WHAT NEEDS TO BE DONE:
Retype the opening lines of the listing below, ending with the line that contains "41, 35, 30];", and leave out any pictures.

**** ENTRIES SUPPLIED ****

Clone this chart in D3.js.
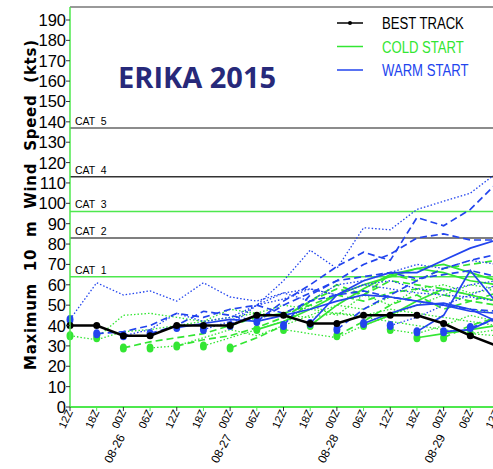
<!DOCTYPE html>
<html lang="en">

<head>
    <meta charset="UTF-8">
    <title>ERIKA 2015 intensity</title>
    <script src="https://cdn.jsdelivr.net/npm/d3@7"></script>
</head>

<body>
    <script>
        const width = 493;
        const height = 469;

        // time axis: 6-hourly steps starting 08-25 12Z
        const timeLabels = ["12Z", "18Z", "00Z", "06Z", "12Z", "18Z", "00Z", "06Z", "12Z", "18Z", "00Z", "06Z", "12Z", "18Z", "00Z", "06Z", "12Z"];
        const dateLabels = [[2, "08-26"], [6, "08-27"], [10, "08-28"], [14, "08-29"]];
        const yTicks = d3.range(0, 200, 10);

        // Saffir-Simpson thresholds
        const catNames = ["CAT 1", "CAT 2", "CAT 3", "CAT 4", "CAT 5"];
        const catValues = [64, 83, 96, 113, 137];
        const catColors = ["#4ee84e", "#555", "#4ee84e", "#333", "#666"];

        const bestTrack = [40, 40, 35, 35, 40, 40, 40, 45, 45, 41, 41, 45, 45, 45, 41, 35, 30];

        // forecasts: [init step, line style, intensities from init onward]
        const warmStart = [
            [0, "dot", [43, 61, 55, 57, 52, 61, 54, 52, 56, 58, 55, 60, 58, 56, 55, 54, 52]],
            [1, "dash", [36, 37, 40, 46, 44, 48, 50, 46, 52, 55, 57, 54, 52, 50, 48, 47]],
            [2, "dot", [35, 38, 46, 42, 44, 50, 53, 58, 55, 60, 62, 58, 57, 60, 62]],
            [3, "dash", [36, 40, 47, 45, 42, 50, 56, 62, 64, 66, 63, 65, 67, 64]],
            [4, "solid", [39, 41, 43, 42, 45, 48, 52, 55, 54, 52, 50, 47, 46]],
            [5, "dot", [38, 42, 50, 56, 52, 60, 62, 66, 70, 68, 72, 70]],
            [6, "dot", [40, 50, 62, 77, 68, 88, 87, 97, 101, 105, 115]],
            [7, "dash", [42, 52, 60, 69, 76, 72, 93, 89, 97, 110]],
            [8, "dash", [40, 55, 62, 70, 75, 83, 85, 82, 82]],
            [9, "solid", [41, 55, 62, 66, 66, 72, 78, 82]],
            [10, "dash", [38, 48, 55, 62, 68, 72, 75]],
            [11, "solid", [41, 46, 50, 51, 48, 42]],
            [12, "dot", [40, 44, 50, 55, 60]],
            [13, "solid", [37, 45, 67, 51]],
            [14, "solid", [37, 38, 44]],
            [15, "dash", [39, 43]]
        ];

        const coldStart = [
            [0, "dot", [35, 33, 37, 38, 40, 42, 44, 46, 45, 44, 46, 44, 42, 40, 38, 36, 35]],
            [1, "dot", [34, 45, 46, 44, 42, 48, 46, 50, 48, 46, 45, 48, 46, 44, 42, 40]],
            [2, "dash", [29, 32, 34, 36, 40, 44, 46, 50, 55, 52, 56, 58, 55, 52, 50]],
            [3, "dot", [29, 30, 34, 38, 35, 40, 45, 50, 48, 54, 52, 50, 48, 46]],
            [4, "dash", [30, 33, 35, 39, 44, 52, 58, 55, 62, 60, 58, 55, 52]],
            [5, "dot", [30, 34, 38, 42, 50, 45, 55, 50, 58, 60, 56, 58]],
            [6, "dash", [29, 34, 40, 52, 60, 55, 65, 62, 68, 70, 72]],
            [7, "solid", [38, 42, 48, 55, 60, 64, 68, 66, 62, 60]],
            [8, "dot", [38, 36, 34, 40, 45, 50, 55, 60, 58]],
            [9, "solid", [40, 50, 58, 65, 68, 70, 66, 62]],
            [10, "dash", [35, 42, 50, 55, 48, 52, 56]],
            [11, "solid", [40, 45, 52, 58, 55, 52]],
            [12, "dot", [38, 36, 40, 45, 42]],
            [13, "solid", [34, 36, 38, 40]],
            [14, "dash", [34, 40, 44]],
            [15, "dot", [36, 38]]
        ];

        const green = "#33e633";
        const blue = "#2244ee";
        const dashes = { solid: null, dash: "7,4", dot: "1.5,2" };

        const svg = d3.select("body").append("svg").attr("width", width).attr("height", height);

        const x = d3.scaleLinear().domain([0, 16]).range([70, 497]);
        const y = d3.scaleLinear().domain([0, 190]).range([407, 20]);
        const plotTop = 7;

        // frame
        svg.append("line").attr("x1", 70).attr("x2", width).attr("y1", plotTop).attr("y2", plotTop)
            .attr("stroke", "#777").attr("stroke-width", 1.5);

        // category lines
        const cats = svg.append("g").selectAll("g")
            .data(catValues)
            .join("g");
        cats.append("line")
            .attr("x1", 70).attr("x2", width)
            .attr("y1", d => y(d)).attr("y2", d => y(d))
            .attr("stroke", (d, i) => catColors[i])
            .attr("stroke-width", 1.5);
        cats.append("text")
            .attr("x", 75).attr("y", d => y(d) - 3)
            .attr("font-family", "Liberation Sans, Arial, sans-serif")
            .attr("font-size", 10.5)
            .style("white-space", "pre")
            .text((d, i) => catNames[i].replace(" ", "  "));

        // forecast lines
        const line = d3.line().x(d => x(d[0])).y(d => y(d[1]));
        const drawSet = (data, color) => {
            const g = svg.append("g");
            g.selectAll("path")
                .data(data)
                .join("path")
                .attr("d", d => line(d[2].map((v, k) => [d[0] + k, v])))
                .attr("fill", "none")
                .attr("stroke", color)
                .attr("stroke-width", d => d[1] === "dot" ? 1.3 : 1.7)
                .attr("stroke-dasharray", d => dashes[d[1]]);
            g.selectAll("ellipse")
                .data(data)
                .join("ellipse")
                .attr("cx", d => x(d[0]))
                .attr("cy", d => y(d[2][0]))
                .attr("rx", 3.5).attr("ry", 4.5)
                .attr("fill", color);
        };
        drawSet(coldStart, green);
        drawSet(warmStart, blue);

        // best track
        svg.append("path")
            .attr("d", line(bestTrack.map((v, i) => [i, v])))
            .attr("fill", "none").attr("stroke", "black").attr("stroke-width", 2.5);
        svg.append("g").selectAll("circle")
            .data(bestTrack)
            .join("circle")
            .attr("cx", (d, i) => x(i)).attr("cy", d => y(d))
            .attr("r", 3.5).attr("fill", "black");

        // axes
        svg.append("line").attr("x1", 70).attr("x2", 70).attr("y1", plotTop).attr("y2", 407)
            .attr("stroke", "#4ee84e").attr("stroke-width", 1.5);
        svg.append("line").attr("x1", 70).attr("x2", width).attr("y1", 407).attr("y2", 407)
            .attr("stroke", "#4ee84e").attr("stroke-width", 2);

        const yAxis = svg.append("g");
        yAxis.selectAll("line").data(yTicks).join("line")
            .attr("x1", 66).attr("x2", 70).attr("y1", d => y(d)).attr("y2", d => y(d))
            .attr("stroke", "#333");
        yAxis.selectAll("text").data(yTicks).join("text")
            .attr("x", 66).attr("y", d => y(d) + 6)
            .attr("text-anchor", "end")
            .attr("font-family", "Liberation Sans, Arial, sans-serif")
            .attr("font-size", 16.5)
            .text(d => d);

        const xAxis = svg.append("g");
        xAxis.selectAll("line").data(timeLabels).join("line")
            .attr("x1", (d, i) => x(i)).attr("x2", (d, i) => x(i))
            .attr("y1", 407).attr("y2", 411)
            .attr("stroke", (d, i) => (i % 2 === 0) ? "#333" : "#4ee84e");
        xAxis.selectAll("text.t").data(timeLabels).join("text")
            .attr("class", "t")
            .attr("transform", (d, i) => `translate(${x(i) + 3},412) rotate(-65)`)
            .attr("text-anchor", "end")
            .attr("font-family", "Liberation Sans, Arial, sans-serif")
            .attr("font-size", 11)
            .text(d => d);
        xAxis.selectAll("text.d").data(dateLabels).join("text")
            .attr("class", "d")
            .attr("transform", d => `translate(${x(d[0]) + 2},437) rotate(-62)`)
            .attr("text-anchor", "end")
            .attr("font-family", "Liberation Sans, Arial, sans-serif")
            .attr("font-size", 12)
            .text(d => d[1]);

        // y title
        svg.append("text")
            .attr("transform", "translate(36,205) rotate(-90)")
            .attr("text-anchor", "middle")
            .attr("font-family", "DejaVu Sans, sans-serif")
            .attr("font-weight", "bold")
            .attr("font-size", 15)
            .attr("textLength", 330)
            .attr("lengthAdjust", "spacing")
            .style("white-space", "pre")
            .text("Maximum  10  m  Wind  Speed  (kts)");

        // title
        svg.append("text")
            .attr("x", 118).attr("y", 88)
            .attr("font-family", "Open Sans, sans-serif")
            .attr("font-weight", "bold")
            .attr("font-size", 29)
            .attr("fill", "#27297a")
            .text("ERIKA 2015");

        // legend
        const legendItems = [["BEST TRACK", "black"], ["COLD START", green], ["WARM START", blue]];
        const legend = svg.append("g").selectAll("g")
            .data(legendItems)
            .join("g")
            .attr("transform", (d, i) => `translate(0,${23 + i * 23.5})`);
        legend.append("line")
            .attr("x1", 337).attr("x2", 363)
            .attr("stroke", d => d[1]).attr("stroke-width", 1.5);
        legend.filter((d, i) => i === 0).append("circle")
            .attr("cx", 350).attr("r", 2).attr("fill", "black");
        legend.append("text")
            .attr("transform", "translate(382,6) scale(0.82,1)")
            .attr("font-family", "Liberation Sans, Arial, sans-serif")
            .attr("font-size", 16)
            .attr("fill", d => d[1])
            .text(d => d[0]);
    </script>
    <style>
        * {
            margin: 0;
            padding: 0;
        }
    </style>
</body>

</html>
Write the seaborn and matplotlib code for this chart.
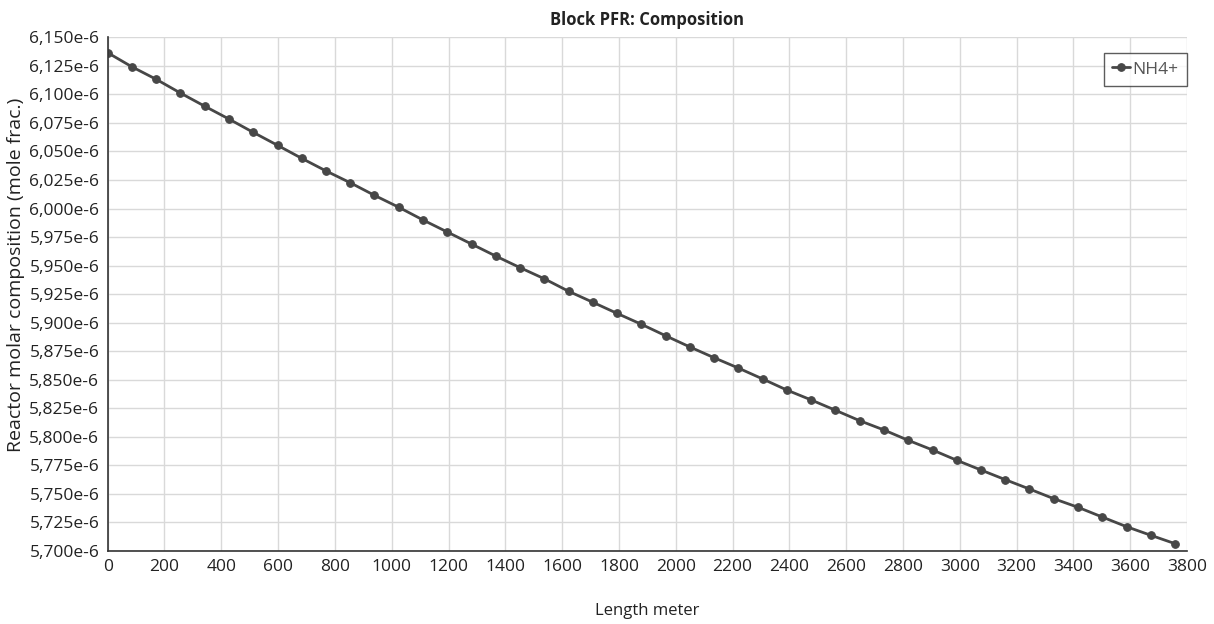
import matplotlib
matplotlib.use("Agg")
import matplotlib.pyplot as plt
import matplotlib.ticker as mticker
import numpy as np
import pandas as pd
import seaborn as sns

# Reactor length positions (m)
length_m = [0, 85, 171, 256, 342, 427, 512, 598, 683, 769, 854, 939, 1025, 1110,
            1196, 1281, 1366, 1452, 1537, 1623, 1708, 1793, 1879, 1964, 2050, 2135,
            2220, 2306, 2391, 2477, 2562, 2647, 2733, 2818, 2904, 2989, 3074, 3160,
            3245, 3331, 3416, 3501, 3587, 3672, 3758]

# NH4+ mole fraction along the reactor (x 1e-6)
nh4_e6 = [6.1365, 6.1242, 6.1132, 6.1012, 6.0896, 6.0784, 6.0668, 6.0554, 6.0440,
          6.0329, 6.0226, 6.0116, 6.0011, 5.9900, 5.9794, 5.9689, 5.9584, 5.9482,
          5.9385, 5.9275, 5.9179, 5.9082, 5.8986, 5.8886, 5.8787, 5.8693, 5.8603,
          5.8507, 5.8410, 5.8323, 5.8233, 5.8142, 5.8060, 5.7970, 5.7885, 5.7795,
          5.7710, 5.7625, 5.7543, 5.7458, 5.7383, 5.7298, 5.7213, 5.7138, 5.7064]

component = "NH4+"
title = "Block PFR: Composition"
x_label = "Length meter"
y_label = "Reactor molar composition (mole frac.)"

df = pd.DataFrame({
    "length": length_m,
    "frac": np.array(nh4_e6) * 1e-6,
    "component": component,
})

sns.set_style("white")
plt.rcParams["font.family"] = ["Open Sans", "DejaVu Sans"]

fig = plt.figure(figsize=(12.14, 6.24), dpi=100)
ax = fig.add_axes([0.0887, 0.117, 0.8891, 0.8232])

sns.lineplot(data=df, x="length", y="frac", hue="component",
             palette=["#474747"], marker="o", markersize=5.5,
             markeredgecolor="#474747", linewidth=2.0, ax=ax)

ax.set_xlim(0, 3800)
ax.set_ylim(5.700e-6, 6.150e-6)
ax.xaxis.set_major_locator(mticker.MultipleLocator(200))
ax.yaxis.set_major_locator(mticker.MultipleLocator(0.025e-6))
ax.yaxis.set_major_formatter(mticker.FuncFormatter(
    lambda v, _: f"{v * 1e6:.3f}".replace(".", ",") + "e-6"))

ax.grid(True, color="#d9d9d9", linewidth=1.0)
ax.set_axisbelow(True)
for side in ("top", "right"):
    ax.spines[side].set_visible(False)
for side in ("left", "bottom"):
    ax.spines[side].set_color("#333333")
    ax.spines[side].set_linewidth(1.2)

ax.tick_params(axis="both", direction="out", length=4, width=1,
               color="#555555", labelsize=12.5, labelcolor="#222222", pad=2)

ax.set_xlabel(x_label, fontsize=12, color="#222222", labelpad=20)
ax.set_ylabel(y_label, fontsize=14, color="#222222")
ax.yaxis.set_label_coords(-0.077, 0.537)
ax.set_title(title, fontsize=12, fontweight="bold", color="#222222", pad=9)

leg = ax.legend(loc="upper right", bbox_to_anchor=(1.0, 0.97), frameon=True,
                fancybox=False, fontsize=12.5, handlelength=1.0,
                handletextpad=0.15, borderpad=0.5, borderaxespad=0.0)
leg.get_frame().set_edgecolor("#333333")
leg.get_frame().set_linewidth(1.0)
for t in leg.get_texts():
    t.set_color("#555555")

fig.savefig("out.png", dpi=100)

****

EXERCISE RESULT:
Clone this chart in D3.js.
<!DOCTYPE html>
<html lang="en">

<head>
    <meta charset="UTF-8">
    <title>ERIKA 2015 intensity</title>
    <script src="https://cdn.jsdelivr.net/npm/d3@7"></script>
</head>

<body>
    <script>
        const width = 493;
        const height = 469;

        // time axis: 6-hourly steps starting 08-25 12Z
        const timeLabels = ["12Z", "18Z", "00Z", "06Z", "12Z", "18Z", "00Z", "06Z", "12Z", "18Z", "00Z", "06Z", "12Z", "18Z", "00Z", "06Z", "12Z"];
        const dateLabels = [[2, "08-26"], [6, "08-27"], [10, "08-28"], [14, "08-29"]];
        const yTicks = d3.range(0, 200, 10);

        // Saffir-Simpson thresholds
        const catNames = ["CAT 1", "CAT 2", "CAT 3", "CAT 4", "CAT 5"];
        const catValues = [64, 83, 96, 113, 137];
        const catColors = ["#4ee84e", "#555", "#4ee84e", "#333", "#666"];

        const bestTrack = [40, 40, 35, 35, 40, 40, 40, 45, 45, 41, 41, 45, 45, 45, 41, 35, 30];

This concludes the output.